West Texas Intermediate Crude Price ($/barrel)
Click to enlarge

I have a problem with these types of charts because the unit of measure used to compare oil against is being constantly devalued through inflation.  Let’s therefore correct for that:

Real West Texas Intermediate Crude Price ($/barrel)
Click to enlarge

With West Texas Intermediate Oil (WTI) for February delivery settling at $48.69 a barrel on the New York Mercantile Exchange the real oil price is certainly now below the trend line.  It’s also 15% below the real average of $57.08 but it’s 7% above the real median price of $45.57.   What do you think, is oil now over or under valued?  Personally, I’m not even going to think about it because I’ve proven in the past that I’ll probably lose money if I do.  What I do know is that the oil price change has had a big effect on the share price of Oil & Gas Producers like Shell and BP.  It’s also had a big effect on Oil Equipment, Services & Distribution companies like AMEC Foster Wheeler and Petrofac.

Saturday 10 January 2015

2014 In Review

Retirement Investing Today charts my financial journey to hopefully Early Financial Independence with Early Retirement then being an option at any time thereafter.  This is not a model or a demonstration journey.  It is my real DIY financial life warts and all.  Get it right and it’s smiles all round.  Get it wrong and I have a long compulsory work life ahead of me followed by a derisory State Pension thereafter.

The headline numbers are that in 2014 net wealth has increased by 13.2% and spending has decreased by 5.1% allowing me to move significantly closer to Early Financial Independence.  In line with my Plan, Do, Check, Act (PDCA) approach let’s now Check in detail by focusing on the three key focus areas that I believe are essential to get over the Financial Independence line - Save Hard, Invest Wisely and Retire Early.

SAVE HARD

Saving Hard is simply defined as Gross Earnings (ie before taxes) plus Employee Pension Contributions minus Spending minus Taxes.  Earn more and one is winning.  Spend less or pay less taxes and you’re also winning.  Savings Rate is then Savings divided by Gross Earnings plus Employee Pension Contributions.  To make it a little more conservative Taxes include any taxes on investments but Earnings include no investment returns.  This encourages me to continually look for the most tax efficient investment methods.

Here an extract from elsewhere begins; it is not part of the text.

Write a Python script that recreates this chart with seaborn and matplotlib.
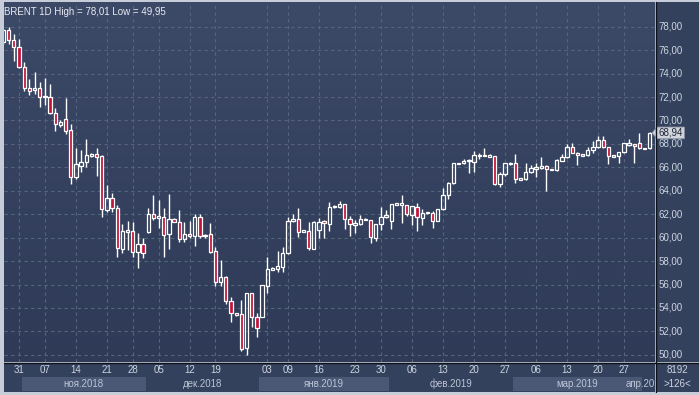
import matplotlib
matplotlib.use("Agg")
import matplotlib.pyplot as plt
import matplotlib.transforms as mtransforms
from matplotlib.patches import Polygon, Rectangle
import numpy as np
import pandas as pd
import seaborn as sns

# OHLC values (daily candles, late Oct 2018 .. 1 Apr 2019)
opens = [
    76.70, 77.70, 76.87, 76.24, 74.60, 72.74, 72.60, 72.80, 72.00, 71.97,
    70.66, 69.61, 70.12, 69.20, 65.15, 66.14, 66.48, 67.00, 67.10, 66.97,
    62.36, 63.36, 62.55, 59.01, 60.50, 60.60, 58.80, 59.46, 60.50, 62.00,
    61.75, 61.74, 60.28, 61.57, 61.36, 59.86, 60.28, 60.14, 61.74, 60.15,
    60.28, 58.85, 56.19, 56.62, 54.62, 53.50, 53.49, 50.56, 55.25, 53.20,
    53.26, 55.90, 57.30, 57.35, 57.52, 58.67, 61.42, 61.57, 60.55, 60.55,
    59.03, 60.65, 61.42, 61.17, 62.60, 62.59, 62.87, 61.57, 61.15, 61.17,
    61.55, 61.51, 59.95, 61.17, 61.74, 61.45, 62.85, 62.85, 62.79, 61.93,
    62.59, 61.65, 62.10, 62.08, 61.45, 62.42, 63.64, 64.64, 66.30, 66.34,
    66.55, 66.48, 67.00, 67.00, 66.97, 66.97, 64.58, 65.41, 66.30, 66.34,
    64.98, 64.98, 65.58, 65.92, 65.92, 66.14, 65.80, 65.77, 66.57, 66.86,
    67.71, 67.20, 67.03, 67.05, 67.48, 67.71, 68.33, 67.71, 66.97, 66.99,
    67.28, 67.91, 67.99, 68.05, 67.60, 67.62]
closes = [
    77.70, 76.87, 76.24, 74.59, 72.74, 72.55, 72.75, 72.03, 72.05, 70.66,
    69.67, 69.87, 69.13, 65.15, 66.26, 66.48, 67.05, 67.10, 66.90, 62.42,
    63.36, 62.50, 59.14, 60.60, 60.65, 58.80, 59.46, 58.67, 62.00, 61.70,
    61.80, 60.20, 61.57, 61.36, 59.86, 60.30, 60.14, 61.74, 60.14, 60.20,
    58.80, 56.19, 56.62, 54.62, 53.54, 53.45, 50.47, 55.25, 53.20, 52.26,
    55.96, 57.30, 57.38, 57.58, 58.67, 61.42, 61.57, 60.51, 60.60, 59.09,
    61.36, 61.36, 61.22, 62.59, 62.70, 62.87, 61.57, 61.17, 61.20, 61.57,
    61.60, 60.03, 61.17, 61.74, 61.93, 62.87, 62.90, 62.90, 62.02, 62.70,
    61.74, 62.13, 62.15, 61.45, 62.42, 63.64, 64.64, 66.34, 66.35, 66.57,
    66.60, 67.05, 67.05, 67.05, 67.00, 64.58, 65.41, 66.34, 66.36, 64.98,
    65.02, 65.63, 65.92, 65.95, 66.14, 65.86, 65.82, 66.63, 66.86, 67.71,
    67.20, 67.05, 67.05, 67.48, 67.71, 68.33, 67.71, 66.99, 67.00, 67.28,
    68.05, 68.05, 67.85, 67.62, 67.63, 68.94]
highs = [
    77.80, 78.01, 77.38, 76.95, 74.96, 73.51, 74.11, 73.28, 73.60, 73.08,
    71.03, 70.04, 71.94, 69.70, 67.68, 67.48, 68.42, 67.20, 67.62, 67.05,
    64.50, 63.84, 62.79, 61.17, 61.45, 61.30, 60.37, 59.95, 62.50, 63.64,
    63.20, 62.50, 63.73, 61.70, 62.36, 61.36, 61.40, 62.00, 62.00, 60.30,
    61.22, 59.23, 58.10, 56.73, 54.91, 53.60, 54.68, 55.30, 55.30, 53.54,
    56.00, 58.32, 57.50, 58.89, 59.23, 61.79, 62.00, 62.50, 60.65, 61.36,
    61.40, 61.65, 61.50, 63.07, 62.80, 63.15, 62.90, 61.85, 61.50, 61.93,
    61.65, 61.55, 61.20, 62.64, 62.36, 62.90, 63.00, 63.64, 62.80, 62.70,
    62.98, 62.42, 62.20, 62.25, 62.45, 64.21, 64.77, 66.40, 66.40, 66.69,
    66.69, 67.39, 67.25, 67.62, 67.10, 67.00, 65.63, 66.40, 66.48, 67.14,
    65.05, 66.34, 66.20, 66.34, 66.86, 66.20, 65.85, 66.70, 67.11, 67.99,
    68.05, 67.28, 67.08, 67.76, 68.25, 68.70, 68.70, 67.72, 67.02, 67.33,
    68.10, 68.42, 68.00, 68.90, 67.65, 68.99]
lows = [
    76.50, 76.52, 75.10, 74.50, 72.54, 72.17, 72.26, 71.17, 71.32, 70.55,
    69.10, 69.47, 68.84, 64.58, 64.98, 65.63, 66.05, 66.90, 65.29, 61.74,
    62.22, 62.22, 58.38, 58.67, 58.95, 58.38, 57.44, 58.24, 60.40, 61.55,
    60.80, 58.38, 59.03, 61.30, 59.66, 59.66, 60.00, 59.29, 60.00, 60.00,
    58.67, 55.90, 55.90, 54.31, 52.78, 53.35, 50.35, 49.95, 52.40, 51.55,
    53.20, 55.30, 57.20, 57.10, 57.10, 58.60, 61.30, 60.08, 60.45, 58.95,
    59.00, 60.00, 60.00, 60.60, 62.50, 62.50, 60.71, 60.17, 60.37, 61.10,
    61.50, 59.52, 59.74, 60.65, 61.70, 60.71, 62.80, 61.28, 61.85, 61.08,
    60.59, 61.08, 62.05, 60.85, 61.40, 62.40, 63.27, 64.60, 66.25, 66.30,
    65.54, 65.63, 66.69, 66.95, 66.90, 64.49, 64.30, 65.30, 66.20, 64.64,
    64.92, 64.90, 65.50, 65.20, 65.85, 64.01, 65.75, 65.70, 66.50, 66.80,
    67.20, 66.20, 66.98, 66.95, 67.20, 67.65, 67.65, 66.26, 66.93, 66.40,
    67.20, 67.80, 66.40, 67.55, 67.55, 67.60]

# x-axis labels (candle index of each labelled day)
day_ticks = [3, 8, 14, 20, 25, 30, 36, 41, 51, 55, 61, 68, 73, 79, 85, 91, 97, 103, 109, 115, 120]
day_labels = ["31", "07", "14", "21", "28", "05", "12", "19", "03", "09", "16",
              "23", "30", "06", "13", "20", "27", "06", "13", "20", "27"]
month_starts = [4, 28, 50, 75, 99, 124]
month_labels = ["ноя.2018", "дек.2018", "янв.2019", "фев.2019", "мар.2019", "апр.2019"]
price_ticks = list(range(50, 80, 2))
last_price = 68.94

df = pd.DataFrame({"open": opens, "high": highs, "low": lows, "close": closes})
df["x"] = np.arange(len(df))
df["up"] = df["close"] >= df["open"]

sns.set_theme(style="dark")
plt.rcParams["font.family"] = ["Liberation Sans", "DejaVu Sans"]

W, H = 699, 395
BG_TOP, BG_BOT = "#2e3a56", "#3c4967"
PANEL = "#34415d"
TXT = "#cdd4e0"
RED = "#c2133a"
FS = 7.0


def px_rect(x0, y0, x1, y1):
    return [x0 / W, 1 - y1 / H, (x1 - x0) / W, (y1 - y0) / H]


fig = plt.figure(figsize=(W / 100, H / 100), dpi=100, facecolor="#c6cdd9")

ax = fig.add_axes(px_rect(4, 2, 655, 362))
ax_r = fig.add_axes(px_rect(656, 2, 699, 362))
ax_b = fig.add_axes(px_rect(4, 363, 655, 392))
ax_c = fig.add_axes(px_rect(656, 363, 699, 392))

xlim = (0.1, 126.0)
ylim = (49.39, 80.11)

# main panel background gradient
grad = np.linspace(0, 1, 256).reshape(-1, 1)
cmap = matplotlib.colors.LinearSegmentedColormap.from_list("bg", [BG_TOP, BG_BOT])
ax.imshow(grad, aspect="auto", cmap=cmap, extent=[xlim[0], xlim[1], ylim[1], ylim[0]], zorder=0)
ax.set_xlim(*xlim)
ax.set_ylim(*ylim)

# grid
for p in price_ticks:
    ax.axhline(p, color="#56647e", lw=0.8, ls=(0, (3, 3)), zorder=1)
for t in day_ticks:
    ax.axvline(t, color="#56647e", lw=0.8, ls=(0, (3, 3)), zorder=1)

# candles
bw = 0.64
min_h = 0.12
for _, r in df.iterrows():
    lo_b = min(r["open"], r["close"])
    hi_b = max(r["open"], r["close"])
    if hi_b - lo_b < min_h:
        mid = (hi_b + lo_b) / 2
        lo_b, hi_b = mid - min_h / 2, mid + min_h / 2
    ax.vlines(r["x"], r["low"], lo_b, color="white", lw=1.0, zorder=2)
    ax.vlines(r["x"], hi_b, r["high"], color="white", lw=1.0, zorder=2)
    ax.bar(r["x"], hi_b - lo_b, bottom=lo_b, width=bw,
           color=RED if not r["up"] else "none", edgecolor="white", linewidth=0.9, zorder=3)

ax.set_xticks([])
ax.set_yticks([])
for s in ax.spines.values():
    s.set_visible(False)

ax.text(0.0, 0.985, "BRENT 1D High = 78,01 Low = 49,95", transform=ax.transAxes,
        ha="left", va="top", color="#e8ebf1", fontsize=7.0)

# right price axis
ax_r.set_facecolor(PANEL)
ax_r.set_xlim(0, 1)
ax_r.set_ylim(*ylim)
ax_r.set_xticks([])
ax_r.set_yticks([])
for s in ax_r.spines.values():
    s.set_visible(False)
for p in price_ticks:
    ax_r.text(0.06, p, f"{p:.2f}".replace(".", ","), ha="left", va="center",
              color=TXT, fontsize=FS)

# last price tag
tr = mtransforms.blended_transform_factory(ax_r.transAxes, ax_r.transData)
tag = Polygon([[-0.09, last_price], [0.02, last_price + 0.5], [0.66, last_price + 0.5],
               [0.66, last_price - 0.5], [0.02, last_price - 0.5]],
              closed=True, transform=tr, facecolor="#cfd3db", edgecolor="#8b94a6",
              lw=0.6, clip_on=False, zorder=5)
ax_r.add_patch(tag)
ax_r.text(0.34, last_price, f"{last_price:.2f}".replace(".", ","), transform=tr,
          ha="center", va="center", color="#1d2433", fontsize=FS, zorder=6)

# bottom date axis
ax_b.set_facecolor(PANEL)
ax_b.set_xlim(*xlim)
ax_b.set_ylim(0, 1)
ax_b.set_xticks([])
ax_b.set_yticks([])
for s in ax_b.spines.values():
    s.set_visible(False)
bounds = [xlim[0] - 1] + [m - 0.5 for m in month_starts] + [xlim[1] + 1]
for i in range(len(bounds) - 1):
    shade = "#4a5876" if i % 2 == 1 else PANEL
    ax_b.add_patch(Rectangle((bounds[i], 0.03), bounds[i + 1] - bounds[i], 0.49,
                             facecolor=shade, edgecolor="none", zorder=1))
for t, lab in zip(day_ticks, day_labels):
    ax_b.text(t, 0.76, lab, ha="center", va="center", color=TXT, fontsize=FS)
clip = Rectangle((xlim[0], 0), month_starts[-1] - 0.6 - xlim[0], 1, transform=ax_b.transData)
for i, lab in enumerate(month_labels):
    if i < len(month_labels) - 1:
        cx = (month_starts[i] + month_starts[i + 1]) / 2 - 0.5
        ax_b.text(cx, 0.27, lab, ha="center", va="center", color="#bcc5d4", fontsize=FS)
    else:
        t_last = ax_b.text(month_starts[i] - 3.6, 0.27, lab, ha="left", va="center",
                           color="#bcc5d4", fontsize=FS)
        t_last.set_clip_path(clip)

# corner box
ax_c.set_facecolor(PANEL)
ax_c.set_xticks([])
ax_c.set_yticks([])
for s in ax_c.spines.values():
    s.set_visible(False)
ax_c.text(0.5, 0.76, "8192", transform=ax_c.transAxes, ha="center", va="center",
          color=TXT, fontsize=FS)
ax_c.text(0.5, 0.27, ">126<", transform=ax_c.transAxes, ha="center", va="center",
          color=TXT, fontsize=FS)

# separator lines
fig.add_artist(plt.Line2D([655.5 / W, 655.5 / W], [1 - 392 / H, 1 - 2 / H],
                          color="#0d111a", lw=1.0, transform=fig.transFigure))
fig.add_artist(plt.Line2D([4 / W, 1.0], [1 - 362.5 / H, 1 - 362.5 / H],
                          color="#0d111a", lw=1.0, transform=fig.transFigure))

fig.savefig("out.png", dpi=100, facecolor=fig.get_facecolor())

On the Gross Earnings front it’s been a great year with total earnings having increased by 37.7%.  Spending on the other hand has decreased by 5.1% by continuing to challenge all spending.  My one fail is that taxes are up a long way.  This is caused by the earnings increase but also more investment taxes as the portfolio continues to grow and is now significant.  The end result is the chart below which shows an average 2014 Savings Rate of 48.1% against a target of 55%.  The majority of the big gap was all caused by my good friend HM Revenue & Customs making a pigs ear of my taxes in years gone by and then chasing me for it at the start of this year.  By the back half of this year that Savings Rate had recovered to 52.8%.

RIT Savings Rate
Click to enlarge

Saving Hard score: Conceded Pass.  Savings contributed 7.8% of my net wealth increase.  I’m also earning more and spending less but my big problem is taxes which I’m struggling to control.  Any extra £ that I now make is taxed at the Higher Rate of 40% plus 2% National Insurance plus as my non-tax efficient investments grow in size I’m being taxed on these as well.  I could solve some of this by increasing personal pension contributions but I don’t want to go there for 3 reasons:

  • They’re very open to tinkering by government which includes extending the age at which you can access them.  That’s not conducive to Early Retirement.
  • I’m already making big pension contributions.  2014 saw 71% of Savings put into them.
  • I may need a big cash or cash like pile to be able to buy (not mortgage) my family home in the not too distant future.